Cet article 4 est d’importance, car il dispense un grand nombre de possesseurs de chiens dits dangereux de suivre la journée de formation. Il suffit pour cela d’avoir bénéficié de dix heures de cours dans une structure officielle, qu’elle soit professionnelle (éducateurs ou dresseurs privés) ou encore associative (clubs d’éducation canine en particulier).
Par ailleurs, selon l’article L. 211-18 du Code rural, « les personnes exerçant les activités mentionnées au premier alinéa du IV de l’article L. 214-6 ne sont pas tenues d’être titulaires de l’attestation d’aptitude mentionnée au I de l’article L. 211-13-1 ». Il s’agit des personnes qui exercent les activités de gestion d’une fourrière ou d’un refuge, d’élevage, d’exercice à titre commercial des activités de vente, de transit ou de garde, d’éducation, de dressage et de présentation au public de chiens et de chats.
Pour ces personnes, en particulier les éleveurs de chiens de deuxième catégorie, le permis de détention est cependant obligatoire, mais comme l’attestation d’aptitude ne l’est pas aux termes de la loi, et malgré le flou des textes, il semble que la nature même de leur activité leur en donne l’équivalence.
(1) Voir « L’évaluation comportementale, guide pratique et juridique », hors série au n° 1374 de La Semaine Vétérinaire du 2/10/2009.
• Selon l’article L. 211-18 du Code rural : « Les dispositions des articles L. 211-13 à L. 211-17, L. 215-1 à L. 215-3 ne s’appliquent pas aux services et unités de la police nationale, des armées, de la gendarmerie, des douanes et des services publics de secours, utilisateurs de chiens. » Ces services peuvent donc détenir des chiens dits dangereux, de première ou de deuxième catégorie, sans se conformer aux obligations relatives au permis de détention et à l’attestation d’aptitude.
• Selon l’article L. 211-14 : « V. Le présent article, ainsi que le I de l’article L. 211-13-1, ne sont pas applicables aux personnes qui détiennent un chien mentionné à l’article L. 211-12 à titre temporaire et à la demande de son propriétaire ou de son détenteur. » Outre l’ambiguïté issue de la définition même du détenteur, la notion de détenteur temporaire relève du pléonasme.
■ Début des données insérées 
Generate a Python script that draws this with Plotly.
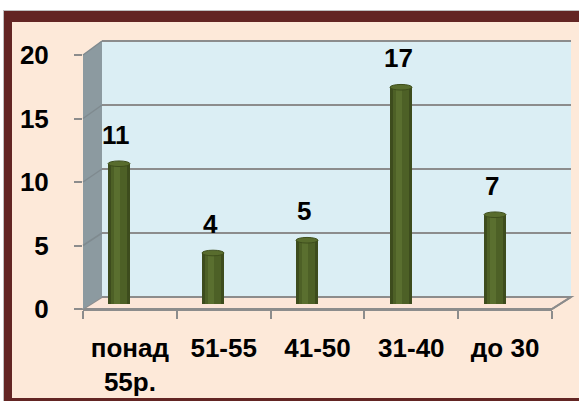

Par ailleurs, les textes ne précisent pas quelle durée correspond à cette notion de détenteur temporaire, qui relèvera, une nouvelle fois, de l’appréciation des magistrats.
Nous retiendrons cependant que ce « détenteur temporaire à la demande du propriétaire ou du détenteur » n’est pas tenu de se conformer aux dispositions de l’article L. 211-14. Il ne doit pas être titulaire d’un permis de détention concernant le chien et n’est donc tenu ni de faire les démarches afférentes à la mairie de son domicile, ni d’être titulaire de l’attestation d’aptitude, ni de souscrire aux termes de la loi une assurance enresponsabilité civile spécifique à la détention des chiens dits dangereux, celle-ci n’étant obligatoire qu’en vertu des dispositions de l’article L. 211-14 non applicable en l’espèce. Cependant, le décret du 30 décembre 2009 précise que ce détenteur temporaire doit être en mesure de présenter le permis ou sa copie à toute réquisition. Ce détenteur temporaire peut être un particulier qui garde bénévolement le chien ou un professionnel qui en a la garde juridique.
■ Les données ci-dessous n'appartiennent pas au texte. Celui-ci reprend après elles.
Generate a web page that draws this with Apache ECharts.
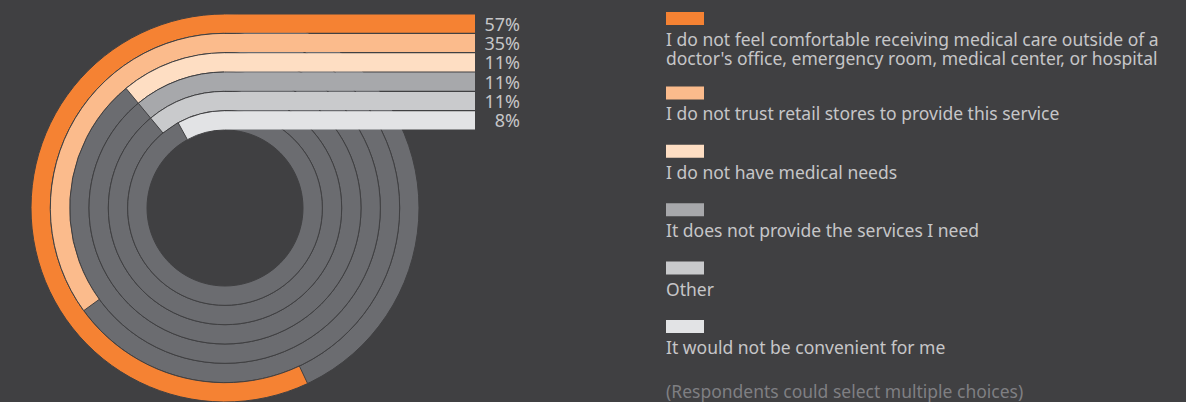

C. D.Selon l’article L. 211-14 du Code rural : « V. En cas de constatation du défaut de permis de détention, le maire ou, à défaut, le préfet met en demeure le propriétaire ou le détenteur du chien de procéder à la régularisation dans le délai d’un mois au plus. En l’absence de régularisation dans le délai prescrit, le maire ou, à défaut, le préfet peut ordonner que l’animal soit placé dans un lieu de dépôt adapté à l’accueil ou à la garde de celui-ci et peut faire procéder sans délai et sans nouvelle mise en demeure à son euthanasie. »
A la différence des dispositions de l’article L. 211-11, l’avis d’un vétérinaire désigné par le directeur des services vétérinaires n’est pas exigé pour ordonner l’euthanasie de l’animal. Le simple défaut de régularisation un mois après mise en demeure suffit.
Ce cas de figure peut notamment se produire lorsque le maire refuse de délivrer le document au vu du résultat de l’évaluation. Dans ce cas, le propriétaire ou le détenteur pénalisé, s’il refuse d’accepter la mise à mort de son chien, n’aura d’autre choix que d’émigrer vers une commune éventuellement plus bienveillante ou d’entamer une procédure devant le tribunal administratif, éventuellement après la remise en cause du résultat de l’évaluation. De plus, l’absence de permis de détention est passible d’une contravention de 4e classe.